BEGIN

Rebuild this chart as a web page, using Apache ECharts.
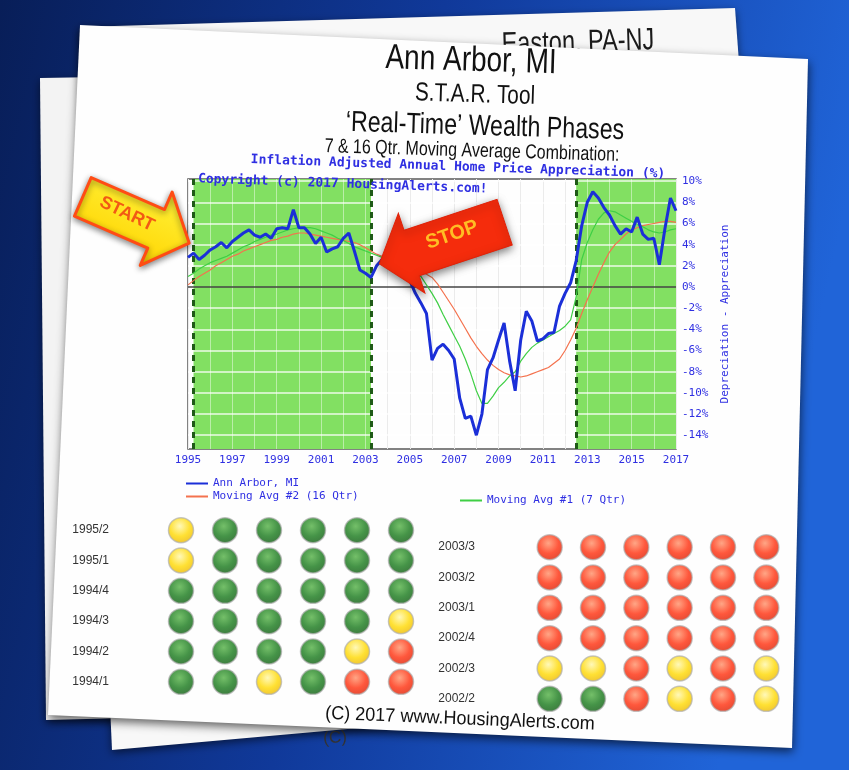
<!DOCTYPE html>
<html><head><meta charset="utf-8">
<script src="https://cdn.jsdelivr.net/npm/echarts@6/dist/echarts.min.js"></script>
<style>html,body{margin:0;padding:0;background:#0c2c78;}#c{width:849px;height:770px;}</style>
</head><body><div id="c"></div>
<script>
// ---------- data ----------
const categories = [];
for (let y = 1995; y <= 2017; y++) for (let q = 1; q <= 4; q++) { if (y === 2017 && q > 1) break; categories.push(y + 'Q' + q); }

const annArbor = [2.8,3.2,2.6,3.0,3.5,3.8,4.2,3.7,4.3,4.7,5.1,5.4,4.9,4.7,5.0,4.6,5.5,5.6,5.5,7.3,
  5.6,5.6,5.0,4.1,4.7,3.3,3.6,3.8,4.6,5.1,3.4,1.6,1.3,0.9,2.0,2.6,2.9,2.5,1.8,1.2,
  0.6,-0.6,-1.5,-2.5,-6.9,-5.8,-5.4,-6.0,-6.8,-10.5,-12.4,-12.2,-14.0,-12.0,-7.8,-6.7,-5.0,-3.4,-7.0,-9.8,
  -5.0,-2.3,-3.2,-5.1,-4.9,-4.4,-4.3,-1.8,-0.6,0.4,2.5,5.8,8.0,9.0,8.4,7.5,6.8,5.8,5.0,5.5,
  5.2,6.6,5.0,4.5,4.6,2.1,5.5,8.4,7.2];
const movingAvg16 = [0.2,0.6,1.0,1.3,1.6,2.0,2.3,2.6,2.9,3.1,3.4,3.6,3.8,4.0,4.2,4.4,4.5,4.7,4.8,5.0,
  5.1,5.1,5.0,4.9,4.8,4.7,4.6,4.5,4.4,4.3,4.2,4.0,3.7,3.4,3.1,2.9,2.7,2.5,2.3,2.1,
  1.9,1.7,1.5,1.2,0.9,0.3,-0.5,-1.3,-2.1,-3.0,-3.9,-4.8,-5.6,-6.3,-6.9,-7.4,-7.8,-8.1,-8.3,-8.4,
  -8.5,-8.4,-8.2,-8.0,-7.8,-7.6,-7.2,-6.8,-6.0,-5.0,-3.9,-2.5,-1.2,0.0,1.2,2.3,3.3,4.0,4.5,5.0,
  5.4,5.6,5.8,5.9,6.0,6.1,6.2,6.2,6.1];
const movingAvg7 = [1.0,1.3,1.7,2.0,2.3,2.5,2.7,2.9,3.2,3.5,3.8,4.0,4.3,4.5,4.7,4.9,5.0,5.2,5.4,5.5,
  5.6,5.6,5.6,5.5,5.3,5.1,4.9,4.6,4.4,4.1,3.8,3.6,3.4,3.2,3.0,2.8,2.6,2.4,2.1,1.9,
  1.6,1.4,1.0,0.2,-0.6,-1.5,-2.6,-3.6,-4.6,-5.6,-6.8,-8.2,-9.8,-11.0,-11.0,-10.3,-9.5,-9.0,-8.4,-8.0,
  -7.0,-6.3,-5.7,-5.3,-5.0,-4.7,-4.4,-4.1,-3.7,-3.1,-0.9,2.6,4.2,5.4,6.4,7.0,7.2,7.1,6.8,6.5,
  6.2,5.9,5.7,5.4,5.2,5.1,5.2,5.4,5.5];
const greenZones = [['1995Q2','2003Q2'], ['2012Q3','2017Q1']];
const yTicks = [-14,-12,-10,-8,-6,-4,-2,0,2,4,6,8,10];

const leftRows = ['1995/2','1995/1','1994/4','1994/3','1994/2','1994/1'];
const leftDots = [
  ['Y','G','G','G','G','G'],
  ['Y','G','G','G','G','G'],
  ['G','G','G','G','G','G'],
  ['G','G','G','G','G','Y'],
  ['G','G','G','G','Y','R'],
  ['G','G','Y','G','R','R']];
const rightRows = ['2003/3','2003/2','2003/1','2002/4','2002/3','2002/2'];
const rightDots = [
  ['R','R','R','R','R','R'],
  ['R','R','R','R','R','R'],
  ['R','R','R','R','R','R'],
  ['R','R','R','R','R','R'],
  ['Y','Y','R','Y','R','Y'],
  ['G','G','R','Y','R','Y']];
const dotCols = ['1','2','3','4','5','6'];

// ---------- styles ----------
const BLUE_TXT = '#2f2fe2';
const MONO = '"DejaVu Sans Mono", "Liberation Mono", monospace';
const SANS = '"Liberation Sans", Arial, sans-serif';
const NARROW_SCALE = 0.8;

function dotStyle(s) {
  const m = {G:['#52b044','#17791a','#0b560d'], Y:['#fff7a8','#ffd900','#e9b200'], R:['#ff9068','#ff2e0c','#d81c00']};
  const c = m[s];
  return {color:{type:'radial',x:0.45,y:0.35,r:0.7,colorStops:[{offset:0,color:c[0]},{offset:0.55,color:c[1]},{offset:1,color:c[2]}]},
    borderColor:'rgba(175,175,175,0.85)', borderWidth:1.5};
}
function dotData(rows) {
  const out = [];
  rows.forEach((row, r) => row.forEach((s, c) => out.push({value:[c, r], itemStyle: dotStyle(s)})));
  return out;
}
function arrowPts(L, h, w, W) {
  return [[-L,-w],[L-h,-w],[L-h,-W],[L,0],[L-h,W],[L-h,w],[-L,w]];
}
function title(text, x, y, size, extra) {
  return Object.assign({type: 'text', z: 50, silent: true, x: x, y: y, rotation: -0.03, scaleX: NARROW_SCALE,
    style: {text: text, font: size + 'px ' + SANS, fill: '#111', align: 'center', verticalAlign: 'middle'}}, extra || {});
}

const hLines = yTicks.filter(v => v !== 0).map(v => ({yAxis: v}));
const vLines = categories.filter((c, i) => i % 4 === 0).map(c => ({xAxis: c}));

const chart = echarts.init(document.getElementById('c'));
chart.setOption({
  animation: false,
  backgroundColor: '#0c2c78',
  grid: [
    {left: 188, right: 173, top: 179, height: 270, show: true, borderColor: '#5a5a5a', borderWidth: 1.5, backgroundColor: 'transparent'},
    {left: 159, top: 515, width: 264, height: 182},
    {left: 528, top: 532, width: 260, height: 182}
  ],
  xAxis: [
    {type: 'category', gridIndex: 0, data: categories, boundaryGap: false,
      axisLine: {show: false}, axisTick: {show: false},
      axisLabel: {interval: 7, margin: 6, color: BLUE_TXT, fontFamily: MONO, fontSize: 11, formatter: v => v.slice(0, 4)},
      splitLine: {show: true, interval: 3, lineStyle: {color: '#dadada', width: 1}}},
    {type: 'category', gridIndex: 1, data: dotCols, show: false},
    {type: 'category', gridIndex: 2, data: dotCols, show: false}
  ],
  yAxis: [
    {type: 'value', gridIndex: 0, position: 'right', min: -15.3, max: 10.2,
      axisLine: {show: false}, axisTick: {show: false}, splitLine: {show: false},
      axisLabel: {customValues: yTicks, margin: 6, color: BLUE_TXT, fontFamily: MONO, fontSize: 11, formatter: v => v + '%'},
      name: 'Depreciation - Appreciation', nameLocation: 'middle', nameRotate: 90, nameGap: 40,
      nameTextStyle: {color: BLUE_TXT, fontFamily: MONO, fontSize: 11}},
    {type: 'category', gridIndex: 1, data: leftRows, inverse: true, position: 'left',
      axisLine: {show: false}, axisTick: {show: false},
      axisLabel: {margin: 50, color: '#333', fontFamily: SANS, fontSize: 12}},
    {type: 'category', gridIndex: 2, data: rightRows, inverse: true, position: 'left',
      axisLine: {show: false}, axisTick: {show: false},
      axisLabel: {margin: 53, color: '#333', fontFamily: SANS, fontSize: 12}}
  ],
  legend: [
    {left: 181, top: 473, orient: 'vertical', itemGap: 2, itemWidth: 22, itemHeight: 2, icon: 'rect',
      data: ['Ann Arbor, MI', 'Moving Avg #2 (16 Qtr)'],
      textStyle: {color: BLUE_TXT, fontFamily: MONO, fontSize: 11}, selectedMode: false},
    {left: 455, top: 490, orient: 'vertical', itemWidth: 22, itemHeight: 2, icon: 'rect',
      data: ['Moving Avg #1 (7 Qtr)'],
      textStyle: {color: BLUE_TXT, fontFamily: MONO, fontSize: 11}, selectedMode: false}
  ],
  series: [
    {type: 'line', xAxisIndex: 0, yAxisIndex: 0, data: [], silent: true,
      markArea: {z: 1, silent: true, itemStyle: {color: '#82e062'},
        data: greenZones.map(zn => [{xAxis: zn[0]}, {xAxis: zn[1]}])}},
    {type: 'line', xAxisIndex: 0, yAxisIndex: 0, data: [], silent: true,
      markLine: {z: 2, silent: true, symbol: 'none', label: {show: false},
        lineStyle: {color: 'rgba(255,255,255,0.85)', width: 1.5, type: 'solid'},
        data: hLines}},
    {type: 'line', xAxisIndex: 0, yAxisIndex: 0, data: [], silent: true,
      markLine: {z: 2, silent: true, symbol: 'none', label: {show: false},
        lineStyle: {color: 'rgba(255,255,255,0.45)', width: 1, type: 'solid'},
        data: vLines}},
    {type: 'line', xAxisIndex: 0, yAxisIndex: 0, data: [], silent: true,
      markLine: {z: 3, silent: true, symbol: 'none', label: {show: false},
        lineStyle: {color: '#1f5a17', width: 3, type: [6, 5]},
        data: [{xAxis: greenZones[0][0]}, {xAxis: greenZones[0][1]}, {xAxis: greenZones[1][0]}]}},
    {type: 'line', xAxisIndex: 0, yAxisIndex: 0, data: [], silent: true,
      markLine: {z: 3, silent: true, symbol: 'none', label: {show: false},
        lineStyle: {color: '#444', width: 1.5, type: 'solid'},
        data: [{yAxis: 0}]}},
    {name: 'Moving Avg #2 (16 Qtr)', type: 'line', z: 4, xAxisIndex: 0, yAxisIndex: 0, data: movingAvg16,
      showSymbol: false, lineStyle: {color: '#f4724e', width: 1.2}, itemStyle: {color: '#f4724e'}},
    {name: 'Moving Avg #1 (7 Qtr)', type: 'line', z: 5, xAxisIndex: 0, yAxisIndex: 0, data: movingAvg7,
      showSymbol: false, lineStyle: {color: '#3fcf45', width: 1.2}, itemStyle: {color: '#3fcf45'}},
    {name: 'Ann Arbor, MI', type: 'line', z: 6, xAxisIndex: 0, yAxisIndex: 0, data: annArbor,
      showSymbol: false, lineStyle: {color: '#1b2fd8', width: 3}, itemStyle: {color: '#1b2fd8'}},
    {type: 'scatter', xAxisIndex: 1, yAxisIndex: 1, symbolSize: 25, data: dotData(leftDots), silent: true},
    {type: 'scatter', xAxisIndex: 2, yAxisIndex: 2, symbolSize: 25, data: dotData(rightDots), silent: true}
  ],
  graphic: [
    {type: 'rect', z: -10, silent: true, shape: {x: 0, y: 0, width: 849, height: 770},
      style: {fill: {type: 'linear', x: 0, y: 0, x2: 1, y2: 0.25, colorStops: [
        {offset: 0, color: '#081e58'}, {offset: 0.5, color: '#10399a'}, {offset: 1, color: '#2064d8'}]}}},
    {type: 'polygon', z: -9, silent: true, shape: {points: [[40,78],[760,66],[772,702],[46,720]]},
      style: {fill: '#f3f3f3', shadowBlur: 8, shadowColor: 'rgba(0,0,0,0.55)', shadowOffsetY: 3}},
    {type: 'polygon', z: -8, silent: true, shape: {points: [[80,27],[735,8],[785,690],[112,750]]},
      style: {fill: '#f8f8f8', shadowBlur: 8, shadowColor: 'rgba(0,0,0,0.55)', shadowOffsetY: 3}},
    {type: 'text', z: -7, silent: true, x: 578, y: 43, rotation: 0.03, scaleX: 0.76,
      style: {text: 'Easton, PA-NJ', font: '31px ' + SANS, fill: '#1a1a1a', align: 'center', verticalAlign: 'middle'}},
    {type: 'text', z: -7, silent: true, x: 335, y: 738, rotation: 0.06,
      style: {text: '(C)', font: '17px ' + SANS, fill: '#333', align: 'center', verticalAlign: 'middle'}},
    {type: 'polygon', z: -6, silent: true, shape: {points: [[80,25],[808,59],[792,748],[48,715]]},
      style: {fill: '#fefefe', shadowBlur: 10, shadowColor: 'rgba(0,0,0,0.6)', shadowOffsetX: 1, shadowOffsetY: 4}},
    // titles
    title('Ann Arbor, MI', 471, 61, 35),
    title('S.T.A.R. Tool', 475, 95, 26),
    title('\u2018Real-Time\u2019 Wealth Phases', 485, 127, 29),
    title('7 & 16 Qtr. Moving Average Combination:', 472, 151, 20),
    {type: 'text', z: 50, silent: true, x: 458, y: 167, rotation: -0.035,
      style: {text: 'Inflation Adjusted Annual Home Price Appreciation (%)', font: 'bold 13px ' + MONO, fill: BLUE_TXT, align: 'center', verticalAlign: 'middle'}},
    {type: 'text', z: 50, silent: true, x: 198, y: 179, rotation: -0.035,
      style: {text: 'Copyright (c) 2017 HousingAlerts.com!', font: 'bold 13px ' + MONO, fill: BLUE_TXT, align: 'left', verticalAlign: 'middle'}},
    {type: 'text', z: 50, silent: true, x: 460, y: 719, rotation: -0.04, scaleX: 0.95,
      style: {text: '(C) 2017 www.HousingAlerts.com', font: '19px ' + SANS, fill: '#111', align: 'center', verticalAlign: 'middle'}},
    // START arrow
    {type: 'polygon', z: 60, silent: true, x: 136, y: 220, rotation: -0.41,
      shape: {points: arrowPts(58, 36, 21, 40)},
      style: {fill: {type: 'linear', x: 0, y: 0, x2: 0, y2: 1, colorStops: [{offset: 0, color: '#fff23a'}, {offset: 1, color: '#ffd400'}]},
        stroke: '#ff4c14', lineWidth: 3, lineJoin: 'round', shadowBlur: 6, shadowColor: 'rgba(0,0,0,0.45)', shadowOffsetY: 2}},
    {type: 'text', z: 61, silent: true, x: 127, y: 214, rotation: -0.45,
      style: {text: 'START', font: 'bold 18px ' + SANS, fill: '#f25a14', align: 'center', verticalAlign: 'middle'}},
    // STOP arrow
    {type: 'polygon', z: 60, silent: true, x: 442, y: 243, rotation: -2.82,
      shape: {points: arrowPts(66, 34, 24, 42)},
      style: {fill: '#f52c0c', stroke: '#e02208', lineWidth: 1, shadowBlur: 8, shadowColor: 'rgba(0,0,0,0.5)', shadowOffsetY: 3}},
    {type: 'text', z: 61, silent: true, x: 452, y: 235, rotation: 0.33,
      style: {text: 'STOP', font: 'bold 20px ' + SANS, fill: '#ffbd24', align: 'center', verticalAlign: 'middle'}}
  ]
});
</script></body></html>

END

▸ **Requirements**: Your task is to restate word for word the lines from the top of the data to the line containing "for (let y = 1995;", both ends included, with every picture left out.

▸ **Full output**:
Rebuild this chart as a web page, using Apache ECharts.
<!DOCTYPE html>
<html><head><meta charset="utf-8">
<script src="https://cdn.jsdelivr.net/npm/echarts@6/dist/echarts.min.js"></script>
<style>html,body{margin:0;padding:0;background:#0c2c78;}#c{width:849px;height:770px;}</style>
</head><body><div id="c"></div>
<script>
// ---------- data ----------
const categories = [];
for (let y = 1995; y <= 2017; y++) for (let q = 1; q <= 4; q++) { if (y === 2017 && q > 1) break; categories.push(y + 'Q' + q); }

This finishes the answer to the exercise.